» **TASK TO COMPLETE**
Print the lines of the listing below verbatim from its first line through the line bearing "(6,5) rectangle (1282,1726);". Any pictures are to be omitted.

» **GIVEN DATA**

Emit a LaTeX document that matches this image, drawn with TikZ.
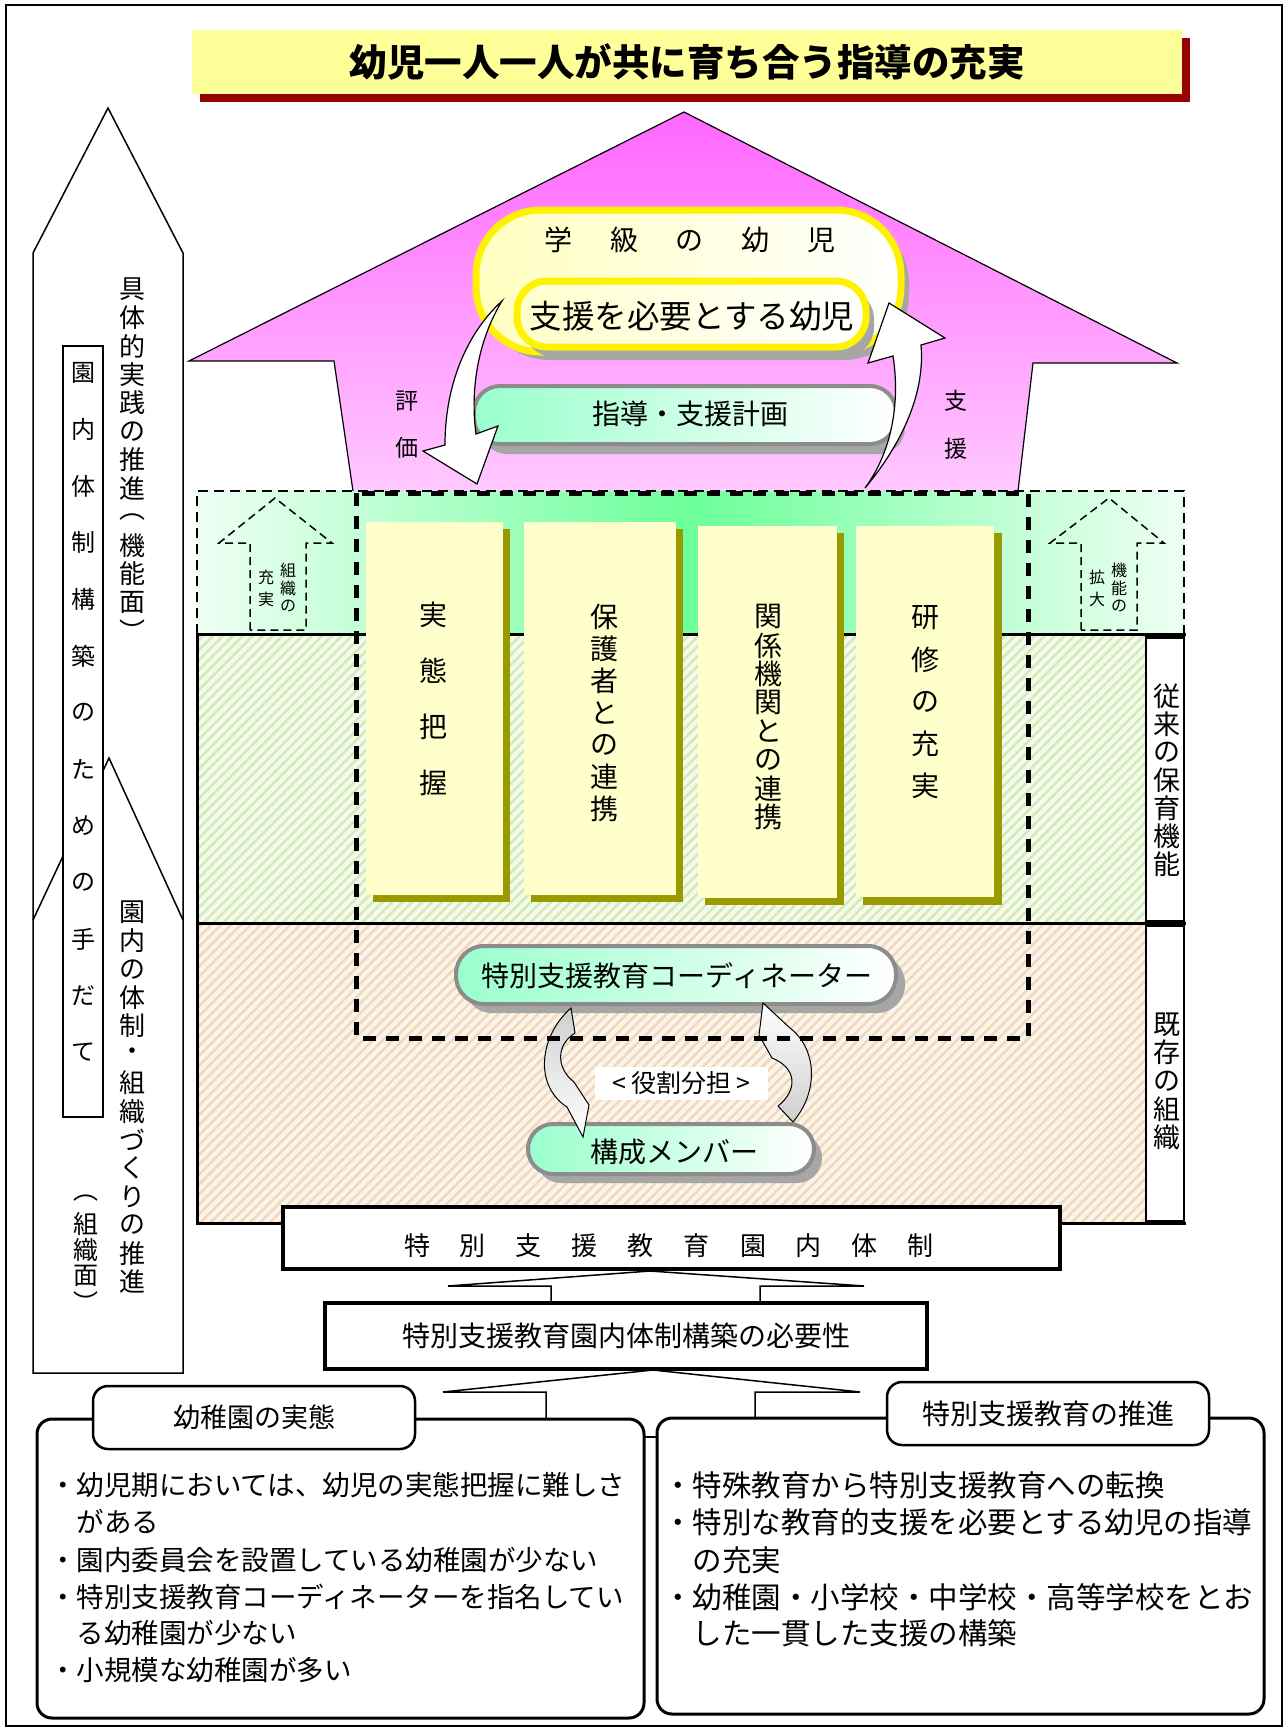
\documentclass[tikz,border=0pt]{standalone}
\usepackage{fontspec}
\setmainfont{Noto Sans CJK JP}
\usetikzlibrary{patterns.meta}
\definecolor{titley}{HTML}{FFFF99}
\definecolor{titles}{HTML}{990000}
\definecolor{pinkA}{HTML}{FF66FF}
\definecolor{pinkB}{HTML}{FFC8FF}
\definecolor{pillarY}{HTML}{FFFFCC}
\definecolor{olivesh}{HTML}{999900}
\definecolor{mint}{HTML}{99FFCC}
\definecolor{greenA}{HTML}{6CFF9A}
\definecolor{greenB}{HTML}{EEFFF4}
\definecolor{hatchG}{HTML}{D3EAB5}
\definecolor{hatchGbg}{HTML}{F4FAEE}
\definecolor{hatchB}{HTML}{EFD9BC}
\definecolor{hatchBbg}{HTML}{FCF4EA}
\definecolor{shgray}{HTML}{A6A6A6}
\definecolor{pillborder}{HTML}{8C8C8C}
\definecolor{lyel}{HTML}{FFFFC0}
\definecolor{arrgray}{HTML}{CFCFCF}
\makeatletter
\newcommand\vtext[2]{\vbox{\offinterlineskip\@tfor\vt@c:=#2\do{\hbox to 1em{\hss\vbox to #1{\vss\hbox{\vt@c}\vss}\hss}}}}
\makeatother
\tikzset{
  txt/.style={inner sep=0pt, font=\fontsize{#1}{#1}\selectfont},
  thinln/.style={line width=1.5pt},
  pillshadow/.style={fill=shgray},
  greenpill/.style={draw=pillborder, line width=4pt, left color=mint, right color=white},
  pillar/.style={fill=pillarY},
  pillarsh/.style={fill=olivesh},
  blockarrow/.style={draw=black, line width=1.2pt, fill=white},
  smalldash/.style={line width=1.5pt, dash pattern=on 8pt off 5pt},
  bigdash/.style={line width=5pt, dash pattern=on 13pt off 10pt},
  thickbox/.style={draw, line width=4pt, fill=white, inner sep=0pt},
  roundbox/.style={draw, line width=2.5pt, fill=white, rounded corners=15pt},
  labelbox/.style={draw, line width=2.5pt, fill=white, inner sep=0pt},
}
\begin{document}
\begin{tikzpicture}[x=1pt,y=-1pt]
\useasboundingbox (0,0) rectangle (1287,1730);
\fill[white] (0,0) rectangle (1287,1730);
\draw[line width=2pt] (6,5) rectangle (1282,1726);

% ---------- left column ----------
\draw[thinln, fill=white] (108,108) -- (183,253) -- (183,1373) -- (33,1373) -- (33,253) -- cycle;
\draw[thinln] (33,920) -- (109,758) -- (183,920);
\node[labelbox, minimum width=40pt, minimum height=771pt] (tebox) at (83,731.5) {};
\node[txt=24] (tedate) at (83,712.5) {\vtext{56.6pt}{園内体制構築のための手だて}};
\node[txt=26] (kinou) at (132,460) {\vtext{28.5pt}{具体的実践の推進︵機能面︶}};
\node[txt=26] (soshiki) at (132,1097) {\vtext{28.4pt}{園内の体制・組織づくりの推進}};
\node[txt=25] (soshikimen) at (86,1250) {\vtext{26pt}{︵組織面︶}};

% ---------- title ----------
\fill[titles] (200,38) rectangle (1190,102);
\node[fill=titley, minimum width=990pt, minimum height=64pt, inner sep=0pt,
      font=\bfseries\fontsize{37.5}{37.5}\selectfont] (title) at (687,62) {幼児一人一人が共に育ち合う指導の充実};

% ---------- house ----------
\shade[top color=pinkA, bottom color=pinkB] (684,112) -- (1177,363) -- (1033,363) -- (1018,491) -- (353,491) -- (334,361) -- (189,361) -- cycle;
\draw[line width=1.2pt] (353,491) -- (334,361) -- (189,361) -- (684,112) -- (1177,363) -- (1033,363) -- (1018,491);

% outer pill
\fill[shgray, rounded corners=65pt] (484,218) rectangle (909,360);
\shadedraw[draw=yellow, line width=7pt, left color=lyel, right color=white, rounded corners=65pt] (476,210) rectangle (901,352);
\node[txt=28] (gakkyu) at (690,240) {学\hspace{38pt}級\hspace{38pt}の\hspace{38pt}幼\hspace{38pt}児};
% inner pill
\fill[shgray, rounded corners=30pt] (524,289) rectangle (874,357);
\shadedraw[draw=yellow, line width=7pt, left color=pillarY, right color=white, rounded corners=30pt] (517,281) rectangle (866,347);
\node[txt=32.5] (shien) at (692,316) {支援を必要とする幼児};

% plan pill
\fill[shgray, rounded corners=26pt] (481,395) rectangle (905,454);
\shadedraw[greenpill, rounded corners=26pt] (474,386) rectangle (896,444);
\node[txt=28] (keikaku) at (690,414) {指導・支援計画};

% curved arrows
\draw[blockarrow] (502,301) .. controls (470,330) and (445,380) .. (445,445) -- (423,451) -- (477,484) -- (498,426) -- (476,434) .. controls (470,390) and (478,340) .. (502,301) -- cycle;
\draw[blockarrow] (865,488) .. controls (905,440) and (925,390) .. (921,345) -- (945,338) -- (889,303) -- (868,363) -- (893,356) .. controls (900,400) and (893,450) .. (865,488) -- cycle;
\node[txt=23] (hyo) at (407,401) {評};
\node[txt=23] (ka) at (407,448) {価};
\node[txt=23] (shi) at (956,401) {支};
\node[txt=23] (en) at (956,449) {援};

% ---------- green band ----------
\shade[left color=greenB, right color=greenB, middle color=greenA] (197,491) rectangle (1184,634);
\draw[line width=2pt, dash pattern=on 10pt off 6pt] (197,634) -- (197,491) -- (1184,491) -- (1184,634);

% hatched areas
\fill[hatchGbg] (197,634) rectangle (1146,923);
\fill[pattern={Lines[angle=45,distance=7pt,line width=2.5pt]}, pattern color=hatchG] (197,634) rectangle (1146,923);
\fill[hatchBbg] (197,923) rectangle (1146,1223);
\fill[pattern={Lines[angle=45,distance=7pt,line width=2.5pt]}, pattern color=hatchB] (197,923) rectangle (1146,1223);
\draw[line width=3pt] (197,634) -- (1186,634);
\draw[line width=3pt] (197,923) -- (1186,923);
\draw[line width=3pt] (197,634) -- (197,1223) -- (1186,1223);
\node[labelbox, minimum width=38pt, minimum height=284pt] (jurai) at (1165,779.5) {};
\node[txt=27] (juraitxt) at (1167,780) {\vtext{28pt}{従来の保育機能}};
\node[labelbox, minimum width=38pt, minimum height=295pt] (kizon) at (1165,1073.5) {};
\node[txt=27] (kizontxt) at (1167,1081) {\vtext{28.3pt}{既存の組織}};

% small dashed arrows
\draw[smalldash] (250,630) -- (250,543) -- (219,543) -- (275,498) -- (332,543) -- (306,543) -- (306,630) -- cycle;
\node[txt=16] (sosh) at (288,588) {\vtext{18pt}{組織の}};
\node[txt=16] (juj) at (266,588) {\vtext{22pt}{充実}};
\draw[smalldash] (1081,630) -- (1081,543) -- (1050,543) -- (1109,498) -- (1164,543) -- (1137,543) -- (1137,630) -- cycle;
\node[txt=16] (kino) at (1119,588) {\vtext{18pt}{機能の}};
\node[txt=16] (kakd) at (1097,588) {\vtext{22pt}{拡大}};

% pillars
\fill[pillarsh] (373,529) rectangle (510,902);
\fill[pillar] (366,522) rectangle (503,895);
\node[txt=28] (p1) at (433,699) {\vtext{56pt}{実態把握}};
\fill[pillarsh] (531,529) rectangle (683,902);
\fill[pillar] (524,522) rectangle (676,895);
\node[txt=28] (p2) at (604,713) {\vtext{32pt}{保護者との連携}};
\fill[pillarsh] (705,533) rectangle (844,905);
\fill[pillar] (698,526) rectangle (837,898);
\node[txt=28] (p3) at (768,717) {\vtext{28.6pt}{関係機関との連携}};
\fill[pillarsh] (863,533) rectangle (1002,905);
\fill[pillar] (856,526) rectangle (994,897);
\node[txt=28] (p4) at (925,702) {\vtext{42pt}{研修の充実}};

% coordinator and members
\fill[shgray, rounded corners=28pt] (464,955) rectangle (905,1013);
\shadedraw[greenpill, rounded corners=28pt] (456,946) rectangle (896,1004);
\node[txt=28] (coord) at (677,976) {特別支援教育コーディネーター};
\fill[shgray, rounded corners=25pt] (536,1133) rectangle (822,1183);
\shadedraw[greenpill, rounded corners=25pt] (528,1124) rectangle (814,1174);
\node[txt=28] (member) at (674,1152) {構成メンバー};

\shadedraw[top color=arrgray, bottom color=white, line width=1pt] (571,1008) .. controls (540,1035) and (533,1085) .. (567,1107) -- (583,1137) -- (589,1105) -- (574,1082) .. controls (556,1068) and (556,1045) .. (575,1033) -- cycle;
\shadedraw[top color=white, bottom color=arrgray, line width=1pt] (793,1122) .. controls (820,1090) and (816,1048) .. (790,1028) -- (763,1003) -- (759,1035) -- (772,1058) .. controls (797,1068) and (798,1090) .. (778,1106) -- cycle;
\node[fill=white, minimum width=173pt, minimum height=33pt, inner sep=0pt, font=\fontsize{25}{25}\selectfont] (yakuwari) at (681,1083) {<\hspace{5pt}役割分担\hspace{5pt}>};

% big dashed rectangle
\draw[bigdash] (356,493) rectangle (1028,1038);

% ---------- bottom ----------
\node[thickbox, minimum width=777pt, minimum height=62pt] (taisei) at (671.5,1238) {};
\node[txt=26] (taiseitxt) at (669,1246) {特\hspace{30pt}別\hspace{30pt}支\hspace{30pt}援\hspace{30pt}教\hspace{30pt}育\hspace{30pt}園\hspace{30pt}内\hspace{30pt}体\hspace{30pt}制};
\draw[thinln] (551,1303) -- (551,1286) -- (448,1286) -- (650,1271) -- (864,1286) -- (760,1286) -- (760,1303);
\node[thickbox, minimum width=602pt, minimum height=66pt, font=\fontsize{28}{28}\selectfont] (hitsuyo) at (626,1336) {特別支援教育園内体制構築の必要性};
\draw[thinln] (546,1419) -- (546,1392) -- (443,1392) -- (653,1370) -- (860,1392) -- (755,1392) -- (755,1418);
\draw[thinln] (644,1437) -- (657,1437);

\draw[roundbox, line width=3pt] (37,1419) rectangle (644,1718);
\node[roundbox, minimum width=322pt, minimum height=63pt, inner sep=0pt, font=\fontsize{27}{27}\selectfont] (jittai) at (254,1417.5) {幼稚園の実態};
\draw[roundbox, line width=3pt] (657,1418) rectangle (1264,1714);
\node[roundbox, minimum width=322pt, minimum height=63pt, inner sep=0pt, font=\fontsize{28}{28}\selectfont] (suishin) at (1048,1413.5) {特別支援教育の推進};

\begin{scope}[every node/.style={txt=27.5, anchor=west}]
\node (l1) at (49,1485) {・幼児期においては、幼児の実態把握に難しさ};
\node (l2) at (49,1522) {　がある};
\node (l3) at (49,1560) {・園内委員会を設置している幼稚園が少ない};
\node (l4) at (49,1597) {・特別支援教育コーディネーターを指名してい};
\node (l5) at (49,1633) {　る幼稚園が少ない};
\node (l6) at (49,1670) {・小規模な幼稚園が多い};
\end{scope}
\begin{scope}[every node/.style={txt=29.5, anchor=west}]
\node (r1) at (663,1485) {・特殊教育から特別支援教育への転換};
\node (r2) at (663,1522) {・特別な教育的支援を必要とする幼児の指導};
\node (r3) at (663,1560) {　の充実};
\node (r4) at (663,1597) {・幼稚園・小学校・中学校・高等学校をとお};
\node (r5) at (663,1633) {　した一貫した支援の構築};
\end{scope}
\end{tikzpicture}
\end{document}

» **SOLUTION FOR THIS TASK**
Emit a LaTeX document that matches this image, drawn with TikZ.
\documentclass[tikz,border=0pt]{standalone}
\usepackage{fontspec}
\setmainfont{Noto Sans CJK JP}
\usetikzlibrary{patterns.meta}
\definecolor{titley}{HTML}{FFFF99}
\definecolor{titles}{HTML}{990000}
\definecolor{pinkA}{HTML}{FF66FF}
\definecolor{pinkB}{HTML}{FFC8FF}
\definecolor{pillarY}{HTML}{FFFFCC}
\definecolor{olivesh}{HTML}{999900}
\definecolor{mint}{HTML}{99FFCC}
\definecolor{greenA}{HTML}{6CFF9A}
\definecolor{greenB}{HTML}{EEFFF4}
\definecolor{hatchG}{HTML}{D3EAB5}
\definecolor{hatchGbg}{HTML}{F4FAEE}
\definecolor{hatchB}{HTML}{EFD9BC}
\definecolor{hatchBbg}{HTML}{FCF4EA}
\definecolor{shgray}{HTML}{A6A6A6}
\definecolor{pillborder}{HTML}{8C8C8C}
\definecolor{lyel}{HTML}{FFFFC0}
\definecolor{arrgray}{HTML}{CFCFCF}
\makeatletter
\newcommand\vtext[2]{\vbox{\offinterlineskip\@tfor\vt@c:=#2\do{\hbox to 1em{\hss\vbox to #1{\vss\hbox{\vt@c}\vss}\hss}}}}
\makeatother
\tikzset{
  txt/.style={inner sep=0pt, font=\fontsize{#1}{#1}\selectfont},
  thinln/.style={line width=1.5pt},
  pillshadow/.style={fill=shgray},
  greenpill/.style={draw=pillborder, line width=4pt, left color=mint, right color=white},
  pillar/.style={fill=pillarY},
  pillarsh/.style={fill=olivesh},
  blockarrow/.style={draw=black, line width=1.2pt, fill=white},
  smalldash/.style={line width=1.5pt, dash pattern=on 8pt off 5pt},
  bigdash/.style={line width=5pt, dash pattern=on 13pt off 10pt},
  thickbox/.style={draw, line width=4pt, fill=white, inner sep=0pt},
  roundbox/.style={draw, line width=2.5pt, fill=white, rounded corners=15pt},
  labelbox/.style={draw, line width=2.5pt, fill=white, inner sep=0pt},
}
\begin{document}
\begin{tikzpicture}[x=1pt,y=-1pt]
\useasboundingbox (0,0) rectangle (1287,1730);
\fill[white] (0,0) rectangle (1287,1730);
\draw[line width=2pt] (6,5) rectangle (1282,1726);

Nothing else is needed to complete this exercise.